Doomed from the Start
Reason’s Jesse Walker on Gore TV:
As I read about this top-heavy effort to rebuild something that had already emerged from the ground up, I kept thinking of the Digital Entertainment Network, a short-lived, super-expensive child of the dot-bust era. My colleague Matt Welch worked there for a few weeks in 1999 and wrote a widely circulated memoir of the experience for the Online Journalism Review; he described a dysfunctional but extremely well-compensated corporate hierarchy that kept changing its business model, touted itself as “a cross between CNN and MTV for the Internet Generation,” and didn’t understand the Web well enough to recognize why you might link to other people’s sites. (“I don’t think we need to be sending people away from our site! I don’t think that’s how we make money!”) What I didn’t remember, until Matt kindly reminded me, was that the self-infatuated guru atop the Digital Entertainment Network was a Channel One veteran named David Neuman. Neuman’s current job? He’s programming director for Current TV.
Read the whole thing, because Jesse is really on to something here. However, there’s another reason Current TV sucks, and it has nothing to do with Al Gore or David Neuman.
TV is, by its nature, passive entertainment. You can’t make it participatory by farming out your programming to a large stable of producers. Even today, the Big Four (Five? Six? Seven?) TV networks do just that – and yet somehow people (in declining numbers) just sit there and watch. Why? Because that’s what TV is: Something you watch.
Just because Gore TV picks from a larger stable of producers doesn’t change the fact that somebody – not you – has to choose what to broadcast. Somebody – not you – has to decide what you get to see. Somebody – not you – has to decide what’s worthy.
On TV, the only choices you really get are which pre-programmed station to watch, and for how long (if at all). There aren’t any buttons on the remote to let you do much else. Unlike, say, the internet, where everyone who wants to really can have a voice.
When it comes to TV, you have only a few choices. You can watch what they give you; you can turn the damn thing off; or you can throw a brick through the screen. That last option is what got me to start a blog.
I mean, have you seen the price of bricks these days?






Heheheheh Stephen great punchline.
Al Gore gives “the Albatross” a run for its money as the literary harbinger of bad fortune. Once he makes the scene, its like a new chapter in ‘dantes inferno’ every time.
Good god. An Al Gore TV Channel? Havent we tortured the poor bastards in Gitmo enough?
Al Gore – a face and voice made not for radio or television but for 12th century monanstical bookbinding.

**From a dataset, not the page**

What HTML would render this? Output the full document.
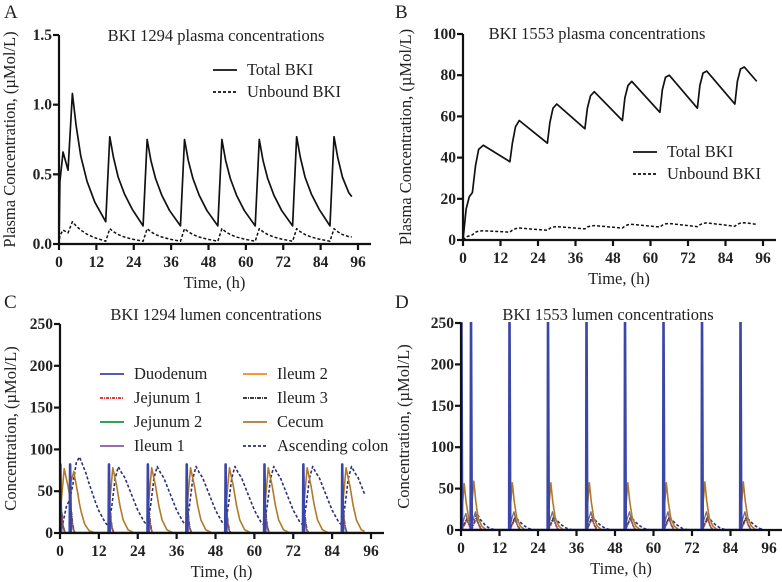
<!DOCTYPE html>
<html><head><meta charset="utf-8"><style>
html,body{margin:0;padding:0;background:#fff;}
svg{display:block;font-family:"Liberation Serif",serif;}
.tick{font-size:15.5px;font-weight:bold;fill:#222;}
.ttl{font-size:16.5px;fill:#222;}
.lab{font-size:16.5px;fill:#222;}
</style></head><body>
<svg id="fig" width="782" height="582" viewBox="0 0 782 582"></svg>
<script>
// ---- data ----
const xTicks=[0,12,24,36,48,60,72,84,96];
const aTicks=["0.0","0.5","1.0","1.5"];
const bTicks=["0","20","40","60","80","100"];
const lumenTicks=["0","50","100","150","200","250"];

const aTimes=[0,0.3,1.3,2.9,4.3,5.5,7,9,11.5,15,
 16.3,17.5,19,21,23.5,27, 28.3,29.5,31,33,35.5,39, 40.3,41.5,43,45,47.5,51,
 52.3,53.5,55,57,59.5,63, 64.3,65.5,67,69,71.5,75, 76.3,77.5,79,81,83.5,87,
 88.3,89.5,91,93,94];
const aTotal=[0,0.45,0.66,0.53,1.08,0.85,0.63,0.45,0.3,0.16,
 0.77,0.62,0.48,0.36,0.25,0.13, 0.75,0.6,0.47,0.35,0.24,0.13, 0.75,0.6,0.47,0.35,0.24,0.13,
 0.75,0.6,0.47,0.35,0.24,0.13, 0.75,0.6,0.47,0.35,0.24,0.13, 0.77,0.62,0.48,0.36,0.25,0.13,
 0.77,0.62,0.48,0.37,0.34];
const aUnbound=[0,0.06,0.1,0.08,0.16,0.13,0.1,0.07,0.045,0.02,
 0.11,0.088,0.068,0.05,0.035,0.02, 0.11,0.088,0.068,0.05,0.035,0.02, 0.11,0.088,0.068,0.05,0.035,0.02,
 0.11,0.088,0.068,0.05,0.035,0.02, 0.11,0.088,0.068,0.05,0.035,0.02, 0.11,0.088,0.068,0.05,0.035,0.02,
 0.11,0.088,0.068,0.053,0.05];

const bTimes=[0,1,2,3,4,5,6.5,15,15.8,16.8,18,27,27.8,28.8,30,39,39.8,40.8,42,51,51.8,52.8,54,63,63.8,64.8,66,75,75.8,76.8,78,87,87.8,88.8,90,94];
const bTotal=[0,15,21,23,36,44,46,38,47,55,58,47,57,64,66,54,64,70,72,58,69,75,77,62,73,79,80,64,75,81,82,66,77,83,84,77];
const bUnbound=[0,1.5,2,2.5,3.8,4.3,4.5,3.8,4.8,5.5,5.8,4.7,5.7,6.3,6.5,5.4,6.3,6.8,7,5.8,6.8,7.4,7.6,6.3,7.2,7.8,8,6.5,7.4,8.1,8.3,6.7,7.6,8.2,8.4,7.6];

const doses=[0,3,15,27,39,51,63,75,87];
// panel C amplitudes per dose (µMol/L)
const cDuod=[82,82,82,82,82,82,82,82,82];
const cCecum=[77,55,78,78,78,78,78,78,78];
const cColon=[40,62,78,78,78,78,78,78,78];
const cIleum=[35,35,35,35,35,35,35,35,35];
// panel D amplitudes per dose
const dDuod=[260,260,260,260,260,260,260,260,260];
const dCecum=[56,56,57,57,57,57,57,58,58];
const dColon=[14,16,16,16,16,16,16,16,16];
const dIleum=[20,22,22,22,22,22,22,22,22];
// single-cycle profile shapes (offset h, fraction of peak)
const spikeOff=[0,0.12,0.35],spikeFr=[0,1,0];
const cecOffC=[0,0.4,1.3,2.5,3.5,4.5,6,8],cecFrC=[0,0.5,1,0.72,0.42,0.2,0.05,0];
const colOffC=[0,1,2,3,5,7,9,11,12,14,16],colFrC=[0,0.35,0.8,1,0.85,0.6,0.35,0.17,0.12,0.04,0];
const ileOff=[0,0.3,0.6,1,1.5],ileFr=[0,1,0.5,0.15,0];
const cecOffD=[0,0.4,1,1.6,2.4,3.5,5],cecFrD=[0,0.5,1,0.6,0.25,0.08,0];
const colOffD=[0,1,2,3,4.5,6,8],colFrD=[0,0.4,1,0.7,0.35,0.12,0];
const ileOffD=[0,0.8,1.5,2.3,3.2],ileFrD=[0,0.6,1,0.4,0];

// ---- drawing ----
const NS="http://www.w3.org/2000/svg";
const svg=document.getElementById('fig');
function el(tag,attrs,parent){const e=document.createElementNS(NS,tag);for(const k in attrs)e.setAttribute(k,attrs[k]);(parent||svg).appendChild(e);return e;}
function txt(s,attrs,parent){const e=el('text',attrs,parent);e.textContent=s;return e;}

function profile(amps,offs,frs){
  const ts=[],vs=[];
  for(let t=0;t<=94;t+=0.05){let v=0;
    for(let i=0;i<doses.length;i++){const dt=t-doses[i];if(dt<0||dt>offs[offs.length-1])continue;
      for(let j=1;j<offs.length;j++){if(dt<=offs[j]){const f=(dt-offs[j-1])/(offs[j]-offs[j-1]);v+=amps[i]*(frs[j-1]+f*(frs[j]-frs[j-1]));break;}}}
    ts.push(t);vs.push(v);}
  return [ts,vs];
}
function spikes(amps){ // explicit points per dose
  const t=[0],v=[0];
  doses.forEach((d,i)=>{spikeOff.forEach((o,j)=>{t.push(d+o);v.push(amps[i]*spikeFr[j]);});});
  t.push(94);v.push(0);return {t,v};
}

function panel(o){
  const g=el('g',{});
  
  
  const X=v=>o.x0+(o.x1-o.x0)*v/96;
  const Y=v=>o.y0-(o.y0-o.y1)*v/o.ymax;
  const t=txt(o.letter,{x:o.lx,y:o.ly,'font-size':19,fill:'#222'},g);
  
  const ti=txt(o.title,{x:o.tx,y:o.ty,'text-anchor':'middle',class:'ttl'},g);
  
  const cid='clip'+o.letter;
  const cp=el('clipPath',{id:cid},g);el('rect',{x:o.x0,y:o.y1-1,width:o.x1-o.x0+15,height:o.y0-o.y1+2},cp);
  const plot=el('g',{'clip-path':'url(#'+cid+')'},g);
  
  o.series.forEach(s=>{
    let d='';s.t.forEach((tt,i)=>{d+=(i?'L':'M')+X(tt).toFixed(2)+','+Y(s.v[i]).toFixed(2);});
    const p=el('path',{d:d,fill:'none',stroke:s.color,'stroke-width':s.w||1.6,'stroke-dasharray':s.dash||'none','stroke-linejoin':'round'},plot);
    
  });
  const ax=el('g',{stroke:'#111','stroke-width':2.2},g);
  
  el('line',{x1:o.x0,y1:o.y0,x2:o.x1+13,y2:o.y0},ax);
  el('line',{x1:o.x0,y1:o.y0+1,x2:o.x0,y2:o.y1},ax);
  xTicks.forEach(v=>{el('line',{x1:X(v),y1:o.y0,x2:X(v),y2:o.y0+6},ax);
    const l=txt(String(v),{x:X(v),y:o.y0+23,'text-anchor':'middle',class:'tick'},g);
    });
  o.yTicks.forEach((s,i)=>{const v=o.ymax*i/(o.yTicks.length-1);
    el('line',{x1:o.x0-6,y1:Y(v),x2:o.x0,y2:Y(v)},ax);
    const l=txt(s,{x:o.x0-7,y:Y(v)+5,'text-anchor':'end',class:'tick'},g);
    });
  const xt=txt('Time, (h)',{x:(o.x0+o.x1)/2+6,y:o.y0+44,'text-anchor':'middle',class:'lab'},g);
  
  const yc=(o.y0+o.y1)/2;
  const yt=txt(o.ylab,{x:o.ylx,y:yc,'text-anchor':'middle',class:'lab',transform:'rotate(-90 '+o.ylx+' '+yc+')'},g);
  
  (o.legend||[]).forEach(e=>{
    const lg=el('g',{},g);
    
    el('line',{x1:e.x,y1:e.y,x2:e.x+24,y2:e.y,stroke:e.color,'stroke-width':1.8,'stroke-dasharray':e.dash||'none'},lg);
    txt(e.label,{x:e.x+34,y:e.y+5,class:'lab'},lg);
  });
}

panel({name:'panel-a',letter:'A',lx:4,ly:18,title:'BKI 1294 plasma concentrations',tx:216,ty:41,
  x0:59,x1:358,y0:244,y1:35,ymax:1.5,yTicks:aTicks,ylab:'Plasma Concentration, (µMol/L)',ylx:15,
  series:[{name:'total-bki-line',t:aTimes,v:aTotal,color:'#111',w:1.7},{name:'unbound-bki-line',t:aTimes,v:aUnbound,color:'#111',w:1.5,dash:'3,2'}],
  legend:[{x:213,y:70,label:'Total BKI',color:'#111'},{x:213,y:92,label:'Unbound BKI',color:'#111',dash:'3,2'}]});

panel({name:'panel-b',letter:'B',lx:395,ly:18,title:'BKI 1553 plasma concentrations',tx:597,ty:39,
  x0:463,x1:763,y0:240,y1:34,ymax:100,yTicks:bTicks,ylab:'Plasma Concentration, (µMol/L)',ylx:411,
  series:[{name:'total-bki-line',t:bTimes,v:bTotal,color:'#111',w:1.7},{name:'unbound-bki-line',t:bTimes,v:bUnbound,color:'#111',w:1.5,dash:'3,2'}],
  legend:[{x:633,y:152,label:'Total BKI',color:'#111'},{x:633,y:174,label:'Unbound BKI',color:'#111',dash:'3,2'}]});

function lumen(dSet,cec,col,ile,cOff,cFr,oOff,oFr,iOff,iFr){
  const c=profile(cec,cOff,cFr),o=profile(col,oOff,oFr),i=profile(ile,iOff,iFr),d=spikes(dSet);
  const ij=ile.map(v=>v*0.7);const i2=profile(ij,iOff.map(x=>x+0.3),iFr);
  return [
    {name:'ascending-colon-line',t:o[0],v:o[1],color:'#2b2f7a',dash:'3,2',w:1.6},
    {name:'ileum-3-line',t:i2[0],v:i2[1],color:'#333',dash:'4,1,1,1',w:1.3},
    {name:'ileum-1-line',t:i[0],v:i[1],color:'#7a6a7a',w:1.3},
    {name:'jejunum-1-line',t:i2[0],v:i2[1].map(x=>x*0.8),color:'#a44',dash:'3,1,1,1',w:1.2},
    {name:'cecum-line',t:c[0],v:c[1],color:'#b07a2a',w:1.6},
    {name:'duodenum-line',t:d.t,v:d.v,color:'#3a46a8',w:2.6}];
}
const legendC=[['Duodenum','#3a46a8'],['Jejunum 1','#d22','3,1,1,1'],['Jejunum 2','#1a9040'],['Ileum 1','#8a5aa8'],['Ileum 2','#f08a1e'],['Ileum 3','#222','4,1,1,1'],['Cecum','#b07a2a'],['Ascending colon','#2b2f7a','3,2']]
  .map((e,k)=>({x:k<4?100:243,y:374+24*(k%4),label:e[0],color:e[1],dash:e[2]}));

panel({name:'panel-c',letter:'C',lx:4,ly:308,title:'BKI 1294 lumen concentrations',tx:216,ty:320,
  x0:60,x1:371,y0:533,y1:324,ymax:250,yTicks:lumenTicks,ylab:'Concentration, (µMol/L)',ylx:16,
  series:lumen(cDuod,cCecum,cColon,cIleum,cecOffC,cecFrC,colOffC,colFrC,ileOff,ileFr),legend:legendC});

panel({name:'panel-d',letter:'D',lx:395,ly:308,title:'BKI 1553 lumen concentrations',tx:608,ty:320,
  x0:461,x1:769,y0:530,y1:323,ymax:250,yTicks:lumenTicks,ylab:'Concentration, (µMol/L)',ylx:409,
  series:lumen(dDuod,dCecum,dColon,dIleum,cecOffD,cecFrD,colOffD,colFrD,ileOffD,ileFrD)});
</script>
</body></html>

Hard to believe that Al Gore — The Inventor of the Internet and The Inspiration for Love Story — could have so badly missed the meaning and consequence of his invention… But then again, he is Al Gore after all.
My Comcast digital cable remote has buttons that let me choose from a list of several hundred shows (many of them at no charge) that I can watch whenever I want with pause rewind and fast-forward controls. Even newly released major movies in widescreen with Dolby 5.1 surround sound only cost $2.95.
TV sucks because Joss Wheden doesn’t currently have a series.
I stopped watching TV about 5 years ago, other than sports, Special Report w/ Brit Hume, and a handful of other shows that I might happen to catch. In short, I cant stand to have the TV on with 99% of the programing that is available.
By contrast, some people can’t stand to NOT have the TV on. Going to bed, eating dinner, even while playing poker, they turn it on and keep in the background. Even when someone puts a CD, they STILL want to watch re-runs of the Simpsons with no sound… WHY!?!?
Used Red Brick = $0.35 @ Home Depot
9mm ammo = ~$0.09 / round (in quantity)
Elvis was on to something.
Scott: Because FOX will cancel anything that’s any good after a half a season to bring on The Swan and My Big Fat Obnoxious [Relation].